• **Requirements**: Write the lines out again, from the top of the material to the line containing "(cloudIn) at (494,56);", pictures excluded.

• **Dataset content**:
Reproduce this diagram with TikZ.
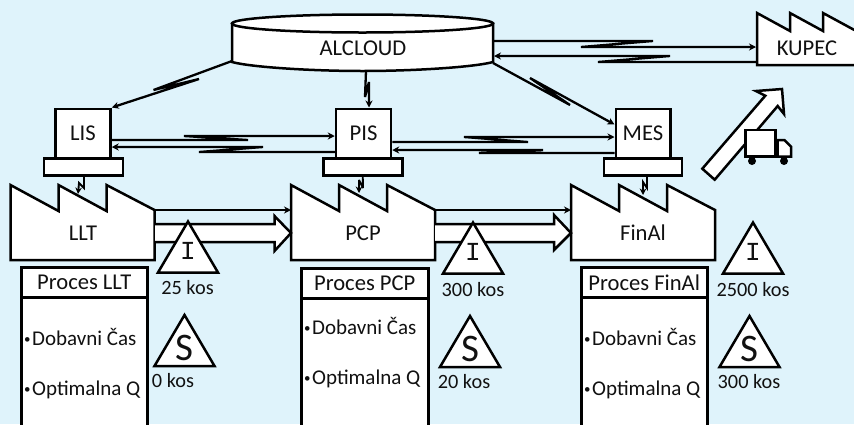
\documentclass[tikz,border=0pt]{standalone}
\usepackage{fontspec}
\setmainfont{Carlito}
\newfontfamily\slabfont{Liberation Mono}
\usetikzlibrary{arrows.meta}
\definecolor{bgblue}{HTML}{DFF3FB}
\definecolor{inkc}{HTML}{111111}
\tikzset{
  x=1pt,y=-1pt,
  shapeline/.style={draw=black,line width=2.5pt,fill=white,line join=miter},
  boxnode/.style={shapeline,rectangle,inner sep=0pt,text=inkc,font=\fontsize{22.6}{24}\selectfont},
  label/.style={inner sep=0pt,text=inkc,font=\fontsize{22.6}{24}\selectfont},
  kos/.style={inner sep=0pt,text=inkc,font=\fontsize{20.3}{24}\selectfont},
  bulletlabel/.style={inner sep=0pt,anchor=base west,text=inkc,font=\fontsize{21}{24}\selectfont},
  link/.style={draw=black,line width=2.3pt,-{Stealth[length=7pt,width=7pt]},line join=miter,miter limit=5},
  smalllink/.style={draw=black,line width=1.9pt,-{Stealth[length=6.5pt,width=6.5pt]},line join=miter,miter limit=4},
}
\newcommand{\mkfactory}[3]{% name, left x, label
  \draw[shapeline] (#2,185) -- ++(48,26) -- ++(0,-26) -- ++(48,26) -- ++(0,-26) -- ++(48,25) -- ++(0,50) -- (#2,260) -- cycle;
}
\newcommand{\mktri}[5]{% name, apex x, apex y, letter offset, letter
  \draw[shapeline] (#2,#3) -- ++(30,51) -- ++(-60,0) -- cycle;
  \node[inner sep=0pt,text=inkc] (#1) at (#2,#3+#4) {#5};
}
\newcommand{\Ilet}{\slabfont\fontsize{26}{26}\selectfont I}
\newcommand{\Slet}{\fontsize{39}{39}\selectfont S}
\newcommand{\bul}{{\fontsize{13}{13}\selectfont\raisebox{1.5pt}{•}}\kern1.5pt}
\begin{document}
\begin{tikzpicture}
\fill[bgblue] (0,0) rectangle (854,424);
\useasboundingbox (0,0) rectangle (854,424);
\clip (0,0) rectangle (854,424);

% cloud database
\draw[shapeline] (232,23.5) -- (232,62) .. controls (250,67) and (310,71) .. (362.5,71) .. controls (415,71) and (475,67) .. (493,62) -- (493,23.5) -- cycle;
\draw[shapeline] (362.5,23.5) ellipse [x radius=130.5,y radius=9];
\node[label] (alcloud) at (363,48) {ALCLOUD};
\coordinate (cloudLis) at (232,61);
\coordinate (cloudPis) at (366,71);
\coordinate (cloudMes) at (493,63);
\coordinate (cloudOut) at (494,41);
\coordinate (cloudIn) at (494,56);

% kupec
\draw[shapeline] (757,13) -- (790,31) -- (790,13) -- (823,31) -- (823,13) -- (858,32) -- (858,65) -- (757,65) -- cycle;
\node[label] (kupec) at (807,48) {KUPEC};
\coordinate (kupecIn) at (756,47);
\coordinate (kupecOut) at (756,62);

% information systems
\node[boxnode,minimum width=79pt,minimum height=17pt] (lisbase) at (83.5,167) {};
\node[boxnode,minimum width=79pt,minimum height=17pt] (pisbase) at (362.75,167) {};
\node[boxnode,minimum width=78pt,minimum height=17pt] (mesbase) at (643,167) {};
\node[boxnode,minimum width=55pt,minimum height=49.5pt] (lis) at (83,133.5) {LIS};
\node[boxnode,minimum width=55pt,minimum height=49.5pt] (pis) at (363.5,133.5) {PIS};
\node[boxnode,minimum width=54.5pt,minimum height=49.5pt] (mes) at (643,133.5) {MES};

% factories
\mkfactory{llt}{10.5}{}
\mkfactory{pcp}{291}{}
\mkfactory{final}{571}{}
\node[label] (lltl) at (83,233) {LLT};
\node[label] (pcpl) at (363,233) {PCP};
\node[label] (finall) at (643,233) {FinAl};
\coordinate (lltE) at (154.5,210);
\coordinate (pcpW) at (291,210);
\coordinate (pcpE) at (435,210);
\coordinate (finalW) at (571,210);
\coordinate (lltT) at (78,194);
\coordinate (pcpT) at (359,193);
\coordinate (finalT) at (643,195);

% flow links
\draw[link] (lltE) -- (pcpW);
\draw[link] (pcpE) -- (finalW);
\draw[shapeline] (155,224) -- (274.5,224) -- (274.5,216) -- (291,233) -- (274.5,251) -- (274.5,242) -- (155,242);
\draw[shapeline] (435,224) -- (554,224) -- (554,215) -- (571,233) -- (554,250) -- (554,242) -- (435,242);

% process boxes
\node[boxnode,anchor=north west,minimum width=126pt,minimum height=30pt] (phead1) at (20,266) {Proces LLT};
\node[boxnode,anchor=north west,minimum width=126pt,minimum height=140pt] (pbody1) at (20,296) {};
\node[boxnode,anchor=north west,minimum width=127pt,minimum height=30pt] (phead2) at (300,267) {Proces PCP};
\node[boxnode,anchor=north west,minimum width=127pt,minimum height=140pt] (pbody2) at (300,297) {};
\node[boxnode,anchor=north west,minimum width=126pt,minimum height=30pt] (phead3) at (580,266) {Proces FinAl};
\node[boxnode,anchor=north west,minimum width=126pt,minimum height=140pt] (pbody3) at (580,296) {};
\node[bulletlabel] (d1) at (24,345) {\bul Dobavni Čas};
\node[bulletlabel] (o1) at (24,395) {\bul Optimalna Q};
\node[bulletlabel] (d2) at (304,334) {\bul Dobavni Čas};
\node[bulletlabel] (o2) at (304,384) {\bul Optimalna Q};
\node[bulletlabel] (d3) at (584,345) {\bul Dobavni Čas};
\node[bulletlabel] (o3) at (584,395) {\bul Optimalna Q};

% triangles
\mktri{i1}{188}{221.5}{29.5}{\Ilet}
\mktri{s1}{184.5}{315}{33}{\Slet}
\mktri{i2}{473}{222.5}{29.5}{\Ilet}
\mktri{s2}{470}{316}{33}{\Slet}
\mktri{i3}{753}{222.5}{29.5}{\Ilet}
\mktri{s3}{749.5}{316}{33}{\Slet}
\node[kos] (q1) at (187.5,288) {25 kos};
\node[kos] (q2) at (173,381) {0 kos};
\node[kos] (q3) at (473,290) {300 kos};
\node[kos] (q4) at (464,382) {20 kos};
\node[kos] (q5) at (753,290) {2500 kos};
\node[kos] (q6) at (749,382) {300 kos};

% electronic links
\draw[link] (cloudLis) -- (153.5,90) -- (199,79) -- (lis.north east);
\draw[link] (cloudPis) -- (365,97) -- (369,82) -- ([xshift=5.5pt]pis.north);
\draw[link] (cloudMes) -- (570,105) -- (530,78) -- ([yshift=9pt]mes.west);
\draw[link] (cloudOut) -- (653,41) -- (581,47) -- (kupecIn);
\draw[link] (kupecOut) -- (598,62) -- (670,56) -- (cloudIn);
\draw[link] ([yshift=-6.5pt]lis.east) -- (248,140) -- (184,136) -- ([yshift=-2.5pt]pis.west);
\draw[link] ([yshift=-18.5pt]pis.west) -- (199,152) -- (263,147) -- ([yshift=-13.5pt]lis.east);
\draw[link] ([yshift=-8.5pt]pis.east) -- (528,142) -- (464,137) -- ([yshift=-3.5pt]mes.west);
\draw[link] ([yshift=-19.5pt]mes.west) -- (479,153) -- (543,150) -- ([yshift=-16.5pt]pis.east);
\draw[smalllink] ([xshift=0.5pt]lisbase.south) -- (84,188) -- (79,183) -- (lltT);
\draw[smalllink] (pisbase.south) -- (363,188) -- (359,180) -- (pcpT);
\draw[smalllink] ([xshift=4pt]mesbase.south) -- (647,188) -- (643,182) -- (finalT);

% shipment arrow and truck
\draw[shapeline] (702.3,168.7) -- (765.3,95.7) -- (756,91) -- (782,89) -- (784,114) -- (777.7,106) -- (714.7,179.7) -- cycle;
\draw[shapeline] (745.3,130) rectangle (775.7,156.7);
\draw[shapeline] (777.7,140) -- (784.3,140) -- (791,146.7) -- (791,156.7) -- (777.7,156.7) -- cycle;
\fill[black] (752,161) circle (4);
\fill[black] (784,161) circle (4);
\end{tikzpicture}
\end{document}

• **Reply**:
Reproduce this diagram with TikZ.
\documentclass[tikz,border=0pt]{standalone}
\usepackage{fontspec}
\setmainfont{Carlito}
\newfontfamily\slabfont{Liberation Mono}
\usetikzlibrary{arrows.meta}
\definecolor{bgblue}{HTML}{DFF3FB}
\definecolor{inkc}{HTML}{111111}
\tikzset{
  x=1pt,y=-1pt,
  shapeline/.style={draw=black,line width=2.5pt,fill=white,line join=miter},
  boxnode/.style={shapeline,rectangle,inner sep=0pt,text=inkc,font=\fontsize{22.6}{24}\selectfont},
  label/.style={inner sep=0pt,text=inkc,font=\fontsize{22.6}{24}\selectfont},
  kos/.style={inner sep=0pt,text=inkc,font=\fontsize{20.3}{24}\selectfont},
  bulletlabel/.style={inner sep=0pt,anchor=base west,text=inkc,font=\fontsize{21}{24}\selectfont},
  link/.style={draw=black,line width=2.3pt,-{Stealth[length=7pt,width=7pt]},line join=miter,miter limit=5},
  smalllink/.style={draw=black,line width=1.9pt,-{Stealth[length=6.5pt,width=6.5pt]},line join=miter,miter limit=4},
}
\newcommand{\mkfactory}[3]{% name, left x, label
  \draw[shapeline] (#2,185) -- ++(48,26) -- ++(0,-26) -- ++(48,26) -- ++(0,-26) -- ++(48,25) -- ++(0,50) -- (#2,260) -- cycle;
}
\newcommand{\mktri}[5]{% name, apex x, apex y, letter offset, letter
  \draw[shapeline] (#2,#3) -- ++(30,51) -- ++(-60,0) -- cycle;
  \node[inner sep=0pt,text=inkc] (#1) at (#2,#3+#4) {#5};
}
\newcommand{\Ilet}{\slabfont\fontsize{26}{26}\selectfont I}
\newcommand{\Slet}{\fontsize{39}{39}\selectfont S}
\newcommand{\bul}{{\fontsize{13}{13}\selectfont\raisebox{1.5pt}{•}}\kern1.5pt}
\begin{document}
\begin{tikzpicture}
\fill[bgblue] (0,0) rectangle (854,424);
\useasboundingbox (0,0) rectangle (854,424);
\clip (0,0) rectangle (854,424);

% cloud database
\draw[shapeline] (232,23.5) -- (232,62) .. controls (250,67) and (310,71) .. (362.5,71) .. controls (415,71) and (475,67) .. (493,62) -- (493,23.5) -- cycle;
\draw[shapeline] (362.5,23.5) ellipse [x radius=130.5,y radius=9];
\node[label] (alcloud) at (363,48) {ALCLOUD};
\coordinate (cloudLis) at (232,61);
\coordinate (cloudPis) at (366,71);
\coordinate (cloudMes) at (493,63);
\coordinate (cloudOut) at (494,41);
\coordinate (cloudIn) at (494,56);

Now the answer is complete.